Hon was lead producer and designer of the alternate reality game Perplex City at Mind Candy from 2004 to 2007.

==Mars Society==
In 2001, at the age of 17, Hon delivered a TED talk on Mars exploration. He cofounded youth outreach program Generation Mars, served as the editor of the Mars Society's official online magazine and forum, and in 2002, spent two weeks at the Mars Society Desert Research Station.

==Alternate Reality Games==
Hon became interested in alternate reality games in 2001 while working on a neuroscience degree at university.

In 2001, Hon was a co-moderator of the Cloudmakers, the discussion group for The Beast. At the end of the game, he wrote a 130-page walkthrough of The Beast and participated in the post-game debrief at Microsoft.

In 2004, he joined Mind Candy as their director of play. He produced the alternate reality game Perplex City, which ran from April 2005 to February 2007. Players solved puzzle cards to uncover the mystery of a missing artifact known as "The Cube" and competed for a real-life £100,000 prize.

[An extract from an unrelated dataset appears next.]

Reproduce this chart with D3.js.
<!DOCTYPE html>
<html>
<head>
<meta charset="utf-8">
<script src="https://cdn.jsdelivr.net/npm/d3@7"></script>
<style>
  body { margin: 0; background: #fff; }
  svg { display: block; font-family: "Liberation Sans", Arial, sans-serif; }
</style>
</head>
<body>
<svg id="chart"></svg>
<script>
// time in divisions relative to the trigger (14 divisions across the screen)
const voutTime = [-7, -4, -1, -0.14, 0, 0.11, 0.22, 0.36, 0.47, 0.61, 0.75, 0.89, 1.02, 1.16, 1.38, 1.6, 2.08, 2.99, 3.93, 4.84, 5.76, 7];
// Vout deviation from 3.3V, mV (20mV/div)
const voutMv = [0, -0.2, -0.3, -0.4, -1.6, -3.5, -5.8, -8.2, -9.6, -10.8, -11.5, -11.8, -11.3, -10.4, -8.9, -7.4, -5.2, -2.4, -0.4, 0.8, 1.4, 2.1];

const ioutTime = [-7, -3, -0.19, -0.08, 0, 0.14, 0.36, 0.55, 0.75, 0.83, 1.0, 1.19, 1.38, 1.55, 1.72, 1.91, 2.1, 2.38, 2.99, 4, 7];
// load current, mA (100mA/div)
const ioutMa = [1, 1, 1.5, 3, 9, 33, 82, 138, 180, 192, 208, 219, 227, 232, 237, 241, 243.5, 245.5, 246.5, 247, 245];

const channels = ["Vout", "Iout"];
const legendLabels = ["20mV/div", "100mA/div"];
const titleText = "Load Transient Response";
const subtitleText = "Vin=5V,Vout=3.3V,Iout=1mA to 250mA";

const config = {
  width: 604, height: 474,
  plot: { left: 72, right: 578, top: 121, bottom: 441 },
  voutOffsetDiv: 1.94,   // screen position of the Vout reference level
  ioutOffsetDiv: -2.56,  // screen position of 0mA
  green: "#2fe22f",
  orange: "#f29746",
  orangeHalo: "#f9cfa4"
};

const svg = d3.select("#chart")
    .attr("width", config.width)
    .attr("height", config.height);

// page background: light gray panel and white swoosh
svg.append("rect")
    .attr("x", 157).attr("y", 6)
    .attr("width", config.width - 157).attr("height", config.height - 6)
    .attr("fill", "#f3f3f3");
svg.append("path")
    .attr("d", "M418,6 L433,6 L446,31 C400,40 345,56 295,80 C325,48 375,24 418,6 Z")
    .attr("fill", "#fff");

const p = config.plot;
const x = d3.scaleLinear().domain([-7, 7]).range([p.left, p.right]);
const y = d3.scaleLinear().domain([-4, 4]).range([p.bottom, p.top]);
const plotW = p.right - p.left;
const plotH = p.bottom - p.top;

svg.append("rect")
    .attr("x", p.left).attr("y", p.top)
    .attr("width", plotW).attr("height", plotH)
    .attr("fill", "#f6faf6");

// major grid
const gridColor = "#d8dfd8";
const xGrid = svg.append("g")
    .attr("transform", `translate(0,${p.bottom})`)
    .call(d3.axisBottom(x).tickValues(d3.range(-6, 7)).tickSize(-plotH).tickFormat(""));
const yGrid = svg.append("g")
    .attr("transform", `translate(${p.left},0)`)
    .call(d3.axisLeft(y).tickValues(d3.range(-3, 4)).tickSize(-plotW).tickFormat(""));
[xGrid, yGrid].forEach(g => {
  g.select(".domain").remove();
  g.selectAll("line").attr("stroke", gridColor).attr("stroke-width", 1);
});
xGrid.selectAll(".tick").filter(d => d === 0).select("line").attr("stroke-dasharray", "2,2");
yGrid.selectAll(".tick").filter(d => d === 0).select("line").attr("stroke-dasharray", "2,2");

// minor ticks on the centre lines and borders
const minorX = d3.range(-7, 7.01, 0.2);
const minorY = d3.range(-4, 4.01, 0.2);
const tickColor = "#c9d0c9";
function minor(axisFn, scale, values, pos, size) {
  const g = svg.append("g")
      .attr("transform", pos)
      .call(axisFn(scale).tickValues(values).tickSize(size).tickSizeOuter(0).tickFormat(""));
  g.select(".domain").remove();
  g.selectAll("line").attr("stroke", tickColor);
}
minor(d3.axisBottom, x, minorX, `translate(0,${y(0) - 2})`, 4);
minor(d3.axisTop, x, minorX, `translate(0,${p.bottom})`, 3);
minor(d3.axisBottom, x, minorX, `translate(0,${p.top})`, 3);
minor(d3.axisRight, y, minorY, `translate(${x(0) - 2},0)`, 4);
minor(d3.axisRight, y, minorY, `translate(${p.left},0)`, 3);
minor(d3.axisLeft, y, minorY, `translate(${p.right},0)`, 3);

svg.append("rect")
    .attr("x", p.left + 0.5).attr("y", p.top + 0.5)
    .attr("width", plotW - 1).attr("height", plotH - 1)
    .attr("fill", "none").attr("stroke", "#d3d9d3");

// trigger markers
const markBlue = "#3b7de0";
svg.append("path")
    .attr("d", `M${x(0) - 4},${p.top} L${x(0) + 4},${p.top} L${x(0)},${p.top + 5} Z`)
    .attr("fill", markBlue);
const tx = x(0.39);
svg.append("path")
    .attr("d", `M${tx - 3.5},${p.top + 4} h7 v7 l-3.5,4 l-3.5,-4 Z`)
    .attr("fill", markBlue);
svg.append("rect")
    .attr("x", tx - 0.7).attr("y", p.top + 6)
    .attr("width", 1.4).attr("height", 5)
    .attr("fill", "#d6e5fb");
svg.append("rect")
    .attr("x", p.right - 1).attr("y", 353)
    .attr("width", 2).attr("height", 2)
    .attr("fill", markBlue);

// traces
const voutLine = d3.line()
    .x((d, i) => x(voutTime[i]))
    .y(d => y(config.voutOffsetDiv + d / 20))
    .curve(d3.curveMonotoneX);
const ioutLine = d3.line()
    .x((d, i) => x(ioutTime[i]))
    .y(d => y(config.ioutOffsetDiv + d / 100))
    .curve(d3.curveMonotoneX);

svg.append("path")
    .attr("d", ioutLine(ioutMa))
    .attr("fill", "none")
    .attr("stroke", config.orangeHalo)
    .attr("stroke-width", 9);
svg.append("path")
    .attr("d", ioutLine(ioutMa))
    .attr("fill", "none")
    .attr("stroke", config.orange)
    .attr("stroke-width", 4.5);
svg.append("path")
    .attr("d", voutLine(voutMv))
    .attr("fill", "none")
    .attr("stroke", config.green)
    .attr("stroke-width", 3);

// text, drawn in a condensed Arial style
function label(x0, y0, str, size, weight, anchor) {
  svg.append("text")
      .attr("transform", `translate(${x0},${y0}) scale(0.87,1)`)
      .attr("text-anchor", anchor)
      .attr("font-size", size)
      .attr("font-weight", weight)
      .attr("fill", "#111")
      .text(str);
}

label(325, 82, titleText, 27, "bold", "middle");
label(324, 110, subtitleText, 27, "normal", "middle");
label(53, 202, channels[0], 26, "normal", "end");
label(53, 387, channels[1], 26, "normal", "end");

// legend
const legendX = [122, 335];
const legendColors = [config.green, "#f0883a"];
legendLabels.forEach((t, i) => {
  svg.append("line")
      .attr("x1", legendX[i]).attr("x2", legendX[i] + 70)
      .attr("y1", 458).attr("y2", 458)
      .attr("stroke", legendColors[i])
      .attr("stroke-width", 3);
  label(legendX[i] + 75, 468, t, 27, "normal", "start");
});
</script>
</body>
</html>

For his work on Perplex City, Hon received one of the 2005 Origins Award winners, the "Vanguard Innovative Game Award", with Michael Acton Smith.

In 2022, Hon was featured in an NHK documentary Finding Satoshi about a long-running puzzle, "Billion to One", which was solved in December 2020 by Tom-Lucas Säger and Laura E. Hall.

==Six to Start==
In 2007, Hon founded Six to Start with his brother Dan.

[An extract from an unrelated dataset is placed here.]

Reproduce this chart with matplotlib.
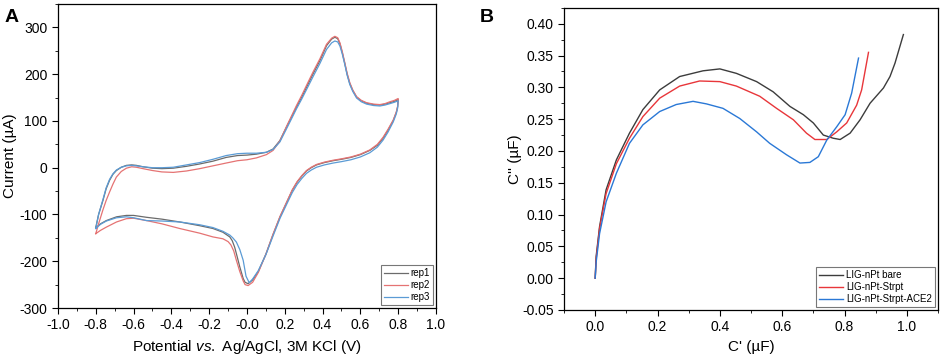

In September 2011, the Six to Start team, with writer Naomi Alderman, launched a Kickstarter for mobile exergame Zombies, Run!, a running game and audio adventure that uses a phone's GPS and accelerometer. Zombies, Run! was funded by a Kickstarter campaign which raised more than five times what was expected, a total of $72,627 from 3,464 backers in October 2011. Zombies, Run! became the highest-grossing Health & Fitness app on Apple's App Store within two weeks of its initial release.

Fast Company named Six to Start as one of their top 10 most innovative companies of 2013, describing Zombies, Run! as "one part audio book, one part video game, and one party sneaky personal trainer".

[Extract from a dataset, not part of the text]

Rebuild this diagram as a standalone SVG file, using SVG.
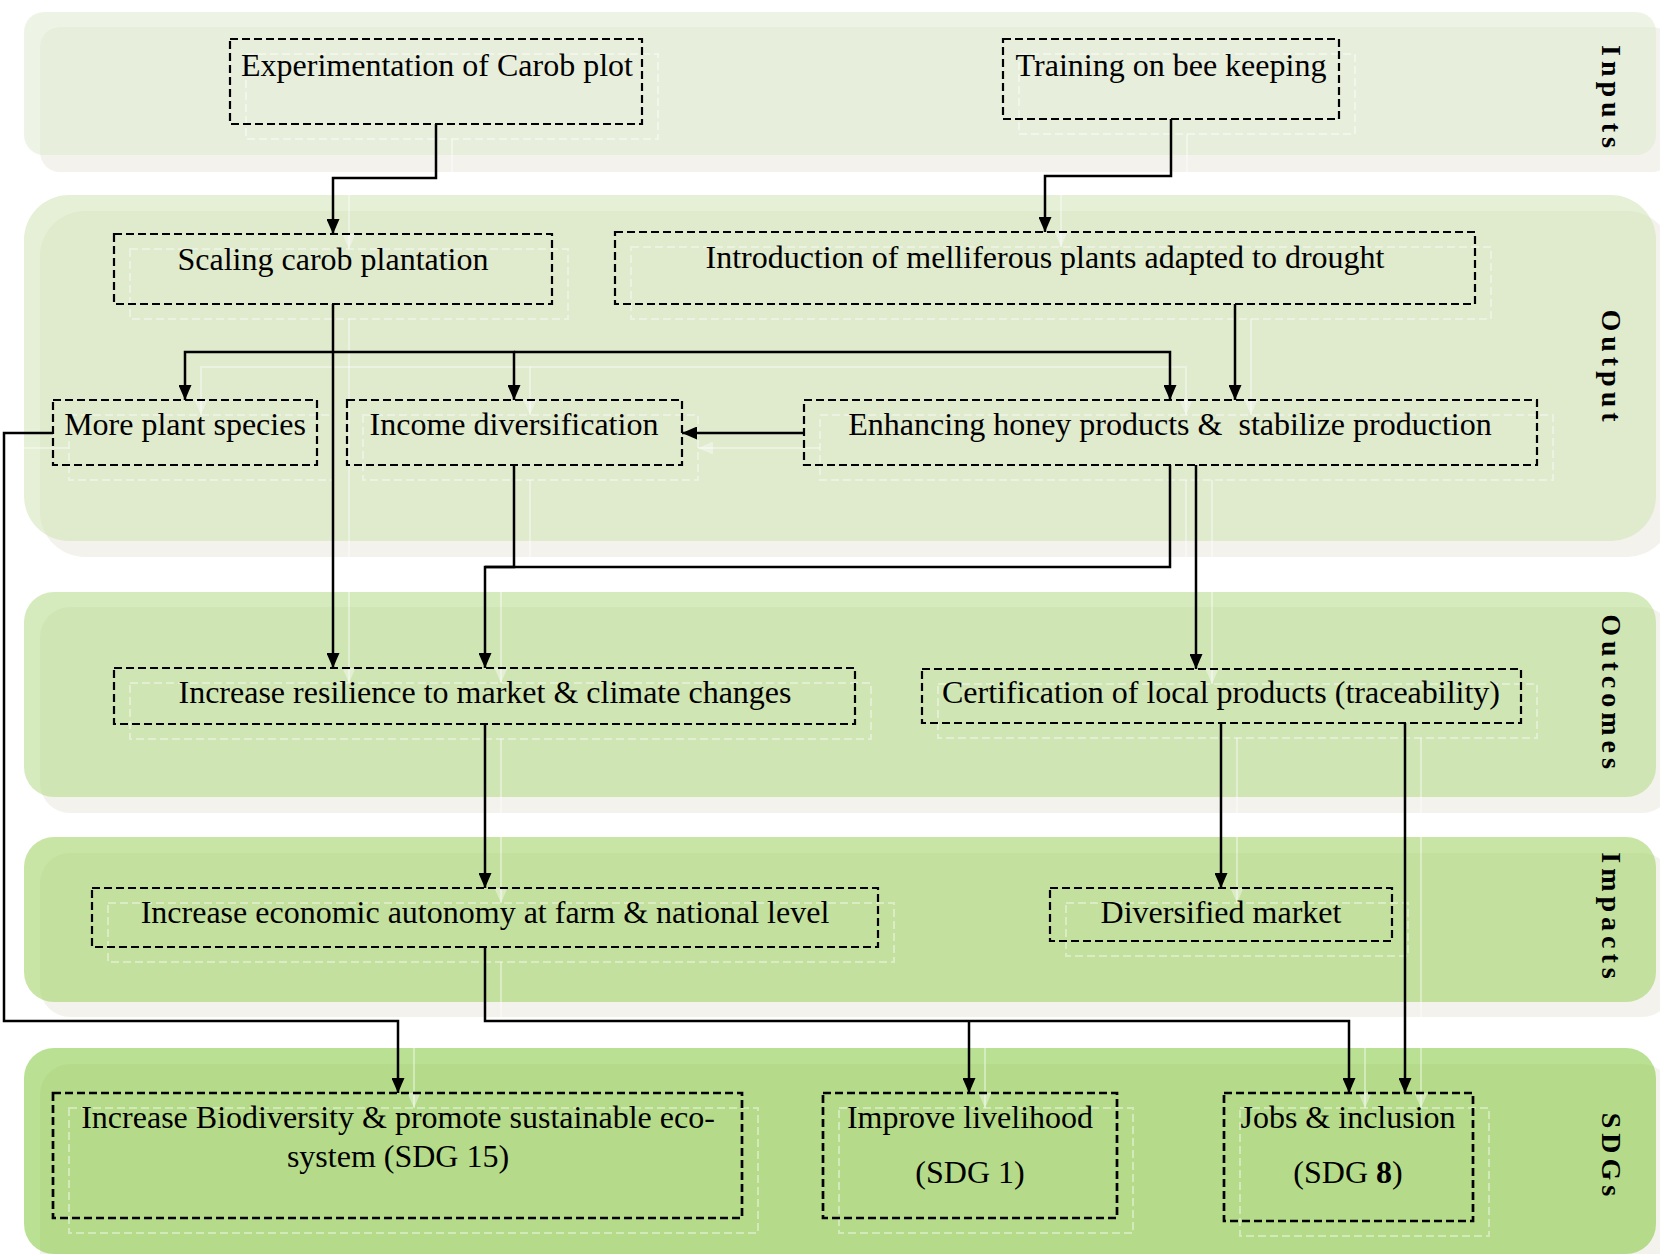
<svg xmlns="http://www.w3.org/2000/svg" width="1660" height="1254" viewBox="0 0 1660 1254">
<style>
.back{fill:#f3f2ec}
.node rect{fill:none;stroke:#000;stroke-width:2.2;stroke-dasharray:8 4}
.node.sdg rect{stroke-width:2.7}
.sh rect{fill:none;stroke:#fff;stroke-opacity:0.4;stroke-width:2;stroke-dasharray:8 4}
.node text{font-family:"Liberation Serif","Times New Roman",serif;font-size:32px;fill:#000;text-anchor:middle}
.lab{font-family:"Liberation Serif","Times New Roman",serif;font-size:28px;font-weight:bold;letter-spacing:5px;fill:#000;text-anchor:middle}
.conn path{fill:none;stroke:#000;stroke-width:2.5}
.shc path{fill:none;stroke:#fff;stroke-opacity:0.4;stroke-width:2}
</style>
<defs>
<marker id="arr" markerWidth="15" markerHeight="13" refX="15" refY="6.5" orient="auto" markerUnits="userSpaceOnUse"><path d="M0,0 L15,6.5 L0,13 z" fill="#000"/></marker>
<marker id="arrw" markerWidth="15" markerHeight="13" refX="15" refY="6.5" orient="auto" markerUnits="userSpaceOnUse"><path d="M0,0 L15,6.5 L0,13 z" fill="#fff" fill-opacity="0.4"/></marker>
</defs>
<rect width="1660" height="1254" fill="#fff"/>
<!-- bands -->
<g id="bands">
<rect class="back" x="40" y="27" width="1632" height="145" rx="20"/>
<rect x="24" y="12" width="1632" height="143" rx="20" fill="#ddeacc" fill-opacity="0.5"/>
<rect class="back" x="40" y="211" width="1632" height="346" rx="45"/>
<rect x="24" y="195" width="1632" height="346" rx="45" fill="#cfe4b4" fill-opacity="0.55"/>
<rect class="back" x="40" y="607" width="1632" height="206" rx="30"/>
<rect x="24" y="592" width="1632" height="205" rx="30" fill="#b3da86" fill-opacity="0.55"/>
<rect class="back" x="40" y="853" width="1632" height="164" rx="30"/>
<rect x="24" y="837" width="1632" height="165" rx="30" fill="#a3d46a" fill-opacity="0.6"/>
<rect class="back" x="40" y="1064" width="1632" height="220" rx="30"/>
<rect x="24" y="1048" width="1632" height="206" rx="30" fill="#82c83a" fill-opacity="0.55"/>
<text class="lab" transform="translate(1602,99) rotate(90)">Inputs</text>
<text class="lab" transform="translate(1602,368) rotate(90)">Output</text>
<text class="lab" transform="translate(1602,694) rotate(90)">Outcomes</text>
<text class="lab" transform="translate(1602,918) rotate(90)">Impacts</text>
<text class="lab" transform="translate(1602,1157) rotate(90)">SDGs</text>
</g>
<!-- shadows -->
<g class="sh" transform="translate(16,15)">
<rect x="230" y="39" width="412" height="85"/>
<rect x="1003" y="39" width="336" height="80"/>
<rect x="114" y="234" width="438" height="70"/>
<rect x="615" y="232" width="860" height="72"/>
<rect x="53" y="400" width="264" height="65"/>
<rect x="347" y="400" width="335" height="65"/>
<rect x="804" y="400" width="733" height="65"/>
<rect x="114" y="668" width="741" height="56"/>
<rect x="922" y="669" width="599" height="54"/>
<rect x="92" y="888" width="786" height="59"/>
<rect x="1050" y="888" width="342" height="53"/>
<rect x="53" y="1093" width="689" height="125"/>
<rect x="823" y="1093" width="294" height="125"/>
<rect x="1224" y="1093" width="249" height="128"/>
</g>
<g class="shc" transform="translate(16,15)">
<path d="M436,124 V178 H333 V234" marker-end="url(#arrw)"/>
<path d="M1171,119 V176 H1045 V232" marker-end="url(#arrw)"/>
<path d="M333,304 V668" marker-end="url(#arrw)"/>
<path d="M333,352 H185 V400" marker-end="url(#arrw)"/>
<path d="M333,352 H514 V400" marker-end="url(#arrw)"/>
<path d="M514,352 H1170 V400" marker-end="url(#arrw)"/>
<path d="M1235,304 V400" marker-end="url(#arrw)"/>
<path d="M804,433 H682" marker-end="url(#arrw)"/>
<path d="M514,465 V567 H485 V668" marker-end="url(#arrw)"/>
<path d="M1170,465 V567 H485"/>
<path d="M1196,465 V669" marker-end="url(#arrw)"/>
<path d="M485,724 V888" marker-end="url(#arrw)"/>
<path d="M1221,723 V888" marker-end="url(#arrw)"/>
<path d="M1405,723 V1093" marker-end="url(#arrw)"/>
<path d="M485,947 V1021 H1349 V1093" marker-end="url(#arrw)"/>
<path d="M969,1021 V1093" marker-end="url(#arrw)"/>
<path d="M53,433 H4 V1021 H398 V1093" marker-end="url(#arrw)"/>
</g>
<!-- connectors -->
<g id="connectors" class="conn">
<path d="M436,124 V178 H333 V234" marker-end="url(#arr)"/>
<path d="M1171,119 V176 H1045 V232" marker-end="url(#arr)"/>
<path d="M333,304 V668" marker-end="url(#arr)"/>
<path d="M333,352 H185 V400" marker-end="url(#arr)"/>
<path d="M333,352 H514 V400" marker-end="url(#arr)"/>
<path d="M514,352 H1170 V400" marker-end="url(#arr)"/>
<path d="M1235,304 V400" marker-end="url(#arr)"/>
<path d="M804,433 H682" marker-end="url(#arr)"/>
<path d="M514,465 V567 H485 V668" marker-end="url(#arr)"/>
<path d="M1170,465 V567 H485"/>
<path d="M1196,465 V669" marker-end="url(#arr)"/>
<path d="M485,724 V888" marker-end="url(#arr)"/>
<path d="M1221,723 V888" marker-end="url(#arr)"/>
<path d="M1405,723 V1093" marker-end="url(#arr)"/>
<path d="M485,947 V1021 H1349 V1093" marker-end="url(#arr)"/>
<path d="M969,1021 V1093" marker-end="url(#arr)"/>
<path d="M53,433 H4 V1021 H398 V1093" marker-end="url(#arr)"/>
</g>
<!-- nodes -->
<g id="n-experimentation" class="node"><rect x="230" y="39" width="412" height="85"/><text x="437" y="76">Experimentation of Carob plot</text></g>
<g id="n-training" class="node"><rect x="1003" y="39" width="336" height="80"/><text x="1171" y="76">Training on bee keeping</text></g>
<g id="n-scaling" class="node"><rect x="114" y="234" width="438" height="70"/><text x="333" y="270">Scaling carob plantation</text></g>
<g id="n-introduction" class="node"><rect x="615" y="232" width="860" height="72"/><text x="1045" y="268">Introduction of melliferous plants adapted to drought</text></g>
<g id="n-plants" class="node"><rect x="53" y="400" width="264" height="65"/><text x="185" y="435">More plant species</text></g>
<g id="n-income" class="node"><rect x="347" y="400" width="335" height="65"/><text x="514" y="435">Income diversification</text></g>
<g id="n-honey" class="node"><rect x="804" y="400" width="733" height="65"/><text x="1170" y="435" xml:space="preserve">Enhancing honey products &amp;  stabilize production</text></g>
<g id="n-resilience" class="node"><rect x="114" y="668" width="741" height="56"/><text x="485" y="703">Increase resilience to market &amp; climate changes</text></g>
<g id="n-certification" class="node"><rect x="922" y="669" width="599" height="54"/><text x="1221" y="703">Certification of local products (traceability)</text></g>
<g id="n-autonomy" class="node"><rect x="92" y="888" width="786" height="59"/><text x="485" y="923">Increase economic autonomy at farm &amp; national level</text></g>
<g id="n-market" class="node"><rect x="1050" y="888" width="342" height="53"/><text x="1221" y="923">Diversified market</text></g>
<g id="n-sdg15" class="node sdg"><rect x="53" y="1093" width="689" height="125"/><text x="398" y="1128">Increase Biodiversity &amp; promote sustainable eco-</text><text x="398" y="1167">system (SDG 15)</text></g>
<g id="n-sdg1" class="node sdg"><rect x="823" y="1093" width="294" height="125"/><text x="970" y="1128">Improve livelihood</text><text x="970" y="1183">(SDG 1)</text></g>
<g id="n-sdg8" class="node sdg"><rect x="1224" y="1093" width="249" height="128"/><text x="1348" y="1128">Jobs &amp; inclusion</text><text x="1348" y="1183">(SDG <tspan font-weight="bold">8</tspan>)</text></g>
</svg>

Six to Start and Alderman also created The Walk, a similar game to encourage increased physical activity throughout the day. The app was sponsored by the UK's National Health Service and Department of Health and was the first game to be funded so. In 2018 The Walk was turned into a podcast and released through Panoply Media.

In March 2021, digital fitness lifestyle company OliveX acquired Six to Start. Hon was appointed chief innovation officer at OliveX and serves as executive director for Six to Start.

==Writing==
From 2010 to 2013, Hon wrote a regular column for The Telegraph. As of 2022, Hon is a monthly columnist for the print edition of EDGE magazine. He also contributed an entry to the SCP Wiki.

===A History of the Future in 100 Objects (2013)===
In 2013, Hon wrote A History of the Future in 100 Objects, an alternate history science fiction book looking back on the 21st century from the perspective of the year 2084. The book was the subject of a 2017 art exhibition for the Shanghai Project by artist Chen Xi, curated by Yongwoo Lee and Hans Ulrich Obrist.

In 2020, MIT Press published a new edition of A History of the Future in 100 Objects with fifteen new chapters and three revised chapters.

===You've Been Played (2022)===
In 2020, Hon wrote a viral Twitter thread and follow-up post comparing conspiracy theory QAnon to a video game designed to hook consumers.

Hon released You've Been Played: How Corporations, Governments, and Schools Use Games to Control Us All in 2022, about the development and use of gamification.